Exactly the lines from the start of the data below through the line that contains "5.2, 5.0, 5.2, 5.4, 5.1]" are to be copied, with pictures left out.

[start]

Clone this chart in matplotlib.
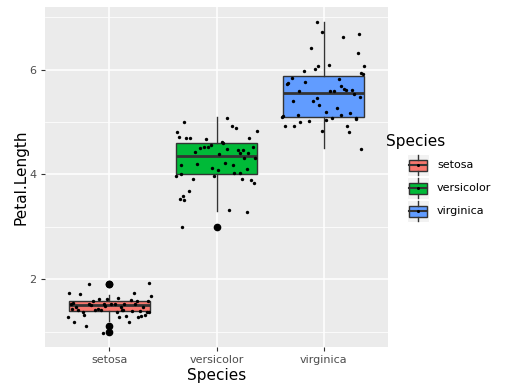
import matplotlib
matplotlib.use("Agg")
import matplotlib.pyplot as plt
from matplotlib.patches import Rectangle

species = ["setosa", "versicolor", "virginica"]
colors = ["#F8766D", "#00BA38", "#619CFF"]

setosa = [1.4, 1.4, 1.3, 1.5, 1.4, 1.7, 1.4, 1.5, 1.4, 1.5, 1.5, 1.6, 1.4, 1.1, 1.2,
          1.5, 1.3, 1.4, 1.7, 1.5, 1.7, 1.5, 1.0, 1.7, 1.9, 1.6, 1.6, 1.5, 1.4, 1.6,
          1.6, 1.5, 1.5, 1.4, 1.5, 1.2, 1.3, 1.4, 1.3, 1.5, 1.3, 1.3, 1.3, 1.6, 1.9,
          1.4, 1.6, 1.4, 1.5, 1.4]
versicolor = [4.7, 4.5, 4.9, 4.0, 4.6, 4.5, 4.7, 3.3, 4.6, 3.9, 3.5, 4.2, 4.0, 4.7, 3.6,
              4.4, 4.5, 4.1, 4.5, 3.9, 4.8, 4.0, 4.9, 4.7, 4.3, 4.4, 4.8, 5.0, 4.5, 3.5,
              3.8, 3.7, 3.9, 5.1, 4.5, 4.5, 4.7, 4.4, 4.1, 4.0, 4.4, 4.6, 4.0, 3.3, 4.2,
              4.2, 4.2, 4.3, 3.0, 4.1]
virginica = [6.0, 5.1, 5.9, 5.6, 5.8, 6.6, 4.5, 6.3, 5.8, 6.1, 5.1, 5.3, 5.5, 5.0, 5.1,
             5.3, 5.5, 6.7, 6.9, 5.0, 5.7, 4.9, 6.7, 4.9, 5.7, 6.0, 4.8, 4.9, 5.6, 5.8,
             6.1, 6.4, 5.6, 5.1, 5.6, 6.1, 5.6, 5.5, 4.8, 5.4, 5.6, 5.1, 5.1, 5.9, 5.7,
             5.2, 5.0, 5.2, 5.4, 5.1]

# jitter offsets
jit_x = [
    [0.12, -0.25, 0.33, -0.05, 0.21, -0.38, 0.07, -0.17, 0.29, -0.31, 0.02, 0.36, -0.11, -0.22, 0.18,
     -0.34, 0.27, -0.08, 0.39, 0.14, -0.27, 0.31, -0.06, 0.23, -0.19, -0.15, 0.08, -0.36, 0.35, -0.02,
     0.26, -0.19, 0.11, -0.29, 0.05, -0.33, 0.16, -0.13, -0.39, 0.24, 0.30, -0.24, 0.09, -0.10, 0.37,
     0.37, 0.20, -0.35, -0.04, 0.13],
    [0.30, -0.12, 0.18, -0.33, 0.05, 0.25, -0.28, 0.12, -0.05, -0.22, -0.34, 0.15, 0.22, -0.35, -0.31,
     -0.20, 0.10, 0.28, -0.08, 0.32, -0.37, -0.02, 0.14, -0.25, 0.36, 0.02, 0.38, -0.30, 0.20, -0.30,
     0.35, -0.26, 0.24, 0.10, -0.15, 0.34, -0.10, 0.22, -0.04, -0.38, 0.29, 0.06, 0.16, 0.28, -0.18,
     0.08, -0.33, 0.26, -0.32, 0.01],
    [-0.08, 0.30, 0.35, -0.23, -0.17, 0.18, 0.35, 0.32, -0.30, 0.05, -0.38, 0.12, 0.28, -0.22, 0.08,
     -0.04, -0.06, -0.02, -0.06, 0.02, 0.16, 0.22, 0.33, -0.28, -0.33, -0.18, 0.24, -0.36, 0.10, 0.14,
     0.38, -0.12, 0.19, -0.39, 0.21, -0.05, 0.26, 0.34, -0.02, -0.29, 0.06, -0.24, 0.30, 0.37, -0.34,
     0.02, -0.14, 0.25, -0.10, 0.16],
]
jit_y = [
    [0.02, -0.03, 0.01, 0.035, -0.01, 0.03, -0.02, 0.015, 0.0, -0.035, 0.025, -0.015, 0.03, 0.01, -0.02,
     0.04, -0.025, 0.005, -0.03, 0.02, 0.01, -0.04, -0.02, 0.03, 0.0, -0.01, 0.035, 0.02, -0.03, 0.015,
     -0.02, 0.025, -0.035, 0.01, 0.03, -0.015, 0.0, 0.02, -0.025, 0.035, -0.01, 0.015, -0.03, 0.025, 0.02,
     -0.02, 0.01, 0.03, -0.005, 0.02],
    [-0.01, 0.03, -0.02, 0.015, 0.025, -0.03, 0.0, 0.02, -0.035, 0.01, 0.03, -0.02, 0.035, 0.015, -0.01,
     0.02, -0.025, 0.005, 0.03, -0.015, 0.01, -0.03, 0.025, -0.005, 0.02, -0.02, 0.035, 0.0, -0.03, 0.015,
     0.03, -0.01, 0.02, -0.025, 0.01, 0.03, -0.02, 0.005, 0.025, -0.035, 0.015, -0.01, 0.03, -0.02, 0.0,
     0.02, -0.03, 0.01, 0.0, -0.015],
    [0.015, -0.02, 0.03, 0.0, -0.03, 0.02, -0.01, 0.025, 0.035, -0.015, 0.01, -0.025, 0.03, 0.005, -0.02,
     0.02, -0.035, 0.01, 0.0, 0.03, -0.01, 0.025, -0.02, 0.015, 0.035, -0.03, 0.0, 0.02, -0.015, 0.03,
     -0.025, 0.01, 0.035, -0.005, 0.02, -0.03, 0.015, -0.02, 0.025, 0.0, -0.01, 0.03, -0.035, 0.01, 0.02,
     -0.015, 0.025, -0.02, 0.005, 0.03],
]

data = [setosa, versicolor, virginica]
edge = "#333333"

fig = plt.figure(figsize=(5.10, 3.89), dpi=100)
ax = fig.add_axes([45 / 510, 42 / 389, 343 / 510, 340 / 389])
ax.set_facecolor("#EBEBEB")

positions = [1, 2, 3]
bp = ax.boxplot(data, positions=positions, widths=0.75, patch_artist=True, zorder=2,
                whis=1.5,
                boxprops=dict(edgecolor=edge, linewidth=1.0),
                whiskerprops=dict(color=edge, linewidth=1.0),
                capprops=dict(linewidth=0),
                medianprops=dict(color=edge, linewidth=2.0),
                flierprops=dict(marker="o", markerfacecolor="black", markeredgecolor="black",
                                markersize=4.5))
for patch, c in zip(bp["boxes"], colors):
    patch.set_facecolor(c)

for i, vals in enumerate(data):
    xs = [positions[i] + dx for dx in jit_x[i]]
    ys = [v + dy for v, dy in zip(vals, jit_y[i])]
    ax.scatter(xs, ys, s=6, color="black", zorder=3, linewidths=0)

ax.set_xlim(0.4, 3.6)
ax.set_ylim(0.705, 7.195)
ax.set_yticks([2, 4, 6])
ax.set_yticks([1, 3, 5, 7], minor=True)
ax.set_xticks(positions)
ax.set_xticklabels(species)
ax.grid(True, which="major", color="white", linewidth=1.1, zorder=0)
ax.grid(True, which="minor", axis="y", color="white", linewidth=0.55, zorder=0)
ax.set_axisbelow(True)
for s in ax.spines.values():
    s.set_visible(False)
ax.tick_params(which="major", length=3, width=0.8, color=edge, labelcolor="#4D4D4D",
               labelsize=8, pad=3)
ax.tick_params(which="minor", length=0)
ax.set_xlabel("Species", fontsize=11, labelpad=2)
ax.set_ylabel("Petal.Length", fontsize=11, labelpad=1)

# legend drawn in figure pixel space
lg = fig.add_axes([0, 0, 1, 1], zorder=5)
lg.set_xlim(0, 510)
lg.set_ylim(389, 0)
lg.axis("off")
lg.text(386, 141, "Species", fontsize=11, va="center", ha="left")
for k, (name, c) in enumerate(zip(species, colors)):
    y0 = 154 + k * 23
    lg.add_patch(Rectangle((407, y0), 22, 22, facecolor="#F2F2F2", edgecolor="white", linewidth=0.8))
    cx, cy = 418, y0 + 11
    lg.plot([cx, cx], [y0 + 1, cy - 5.5], color=edge, linewidth=1.0)
    lg.plot([cx, cx], [cy + 5.5, y0 + 21], color=edge, linewidth=1.0)
    lg.add_patch(Rectangle((409, cy - 5.5), 18, 11, facecolor=c, edgecolor=edge, linewidth=1.0))
    lg.plot([409, 427], [cy, cy], color=edge, linewidth=1.5)
    lg.scatter([cx], [cy], s=5, color="black", linewidths=0, zorder=6)
    lg.text(437, cy, name, fontsize=8, va="center", ha="left")

fig.savefig("out.png", dpi=100)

[end]

Solution for this exercise:
Clone this chart in matplotlib.
import matplotlib
matplotlib.use("Agg")
import matplotlib.pyplot as plt
from matplotlib.patches import Rectangle

species = ["setosa", "versicolor", "virginica"]
colors = ["#F8766D", "#00BA38", "#619CFF"]

setosa = [1.4, 1.4, 1.3, 1.5, 1.4, 1.7, 1.4, 1.5, 1.4, 1.5, 1.5, 1.6, 1.4, 1.1, 1.2,
          1.5, 1.3, 1.4, 1.7, 1.5, 1.7, 1.5, 1.0, 1.7, 1.9, 1.6, 1.6, 1.5, 1.4, 1.6,
          1.6, 1.5, 1.5, 1.4, 1.5, 1.2, 1.3, 1.4, 1.3, 1.5, 1.3, 1.3, 1.3, 1.6, 1.9,
          1.4, 1.6, 1.4, 1.5, 1.4]
versicolor = [4.7, 4.5, 4.9, 4.0, 4.6, 4.5, 4.7, 3.3, 4.6, 3.9, 3.5, 4.2, 4.0, 4.7, 3.6,
              4.4, 4.5, 4.1, 4.5, 3.9, 4.8, 4.0, 4.9, 4.7, 4.3, 4.4, 4.8, 5.0, 4.5, 3.5,
              3.8, 3.7, 3.9, 5.1, 4.5, 4.5, 4.7, 4.4, 4.1, 4.0, 4.4, 4.6, 4.0, 3.3, 4.2,
              4.2, 4.2, 4.3, 3.0, 4.1]
virginica = [6.0, 5.1, 5.9, 5.6, 5.8, 6.6, 4.5, 6.3, 5.8, 6.1, 5.1, 5.3, 5.5, 5.0, 5.1,
             5.3, 5.5, 6.7, 6.9, 5.0, 5.7, 4.9, 6.7, 4.9, 5.7, 6.0, 4.8, 4.9, 5.6, 5.8,
             6.1, 6.4, 5.6, 5.1, 5.6, 6.1, 5.6, 5.5, 4.8, 5.4, 5.6, 5.1, 5.1, 5.9, 5.7,
             5.2, 5.0, 5.2, 5.4, 5.1]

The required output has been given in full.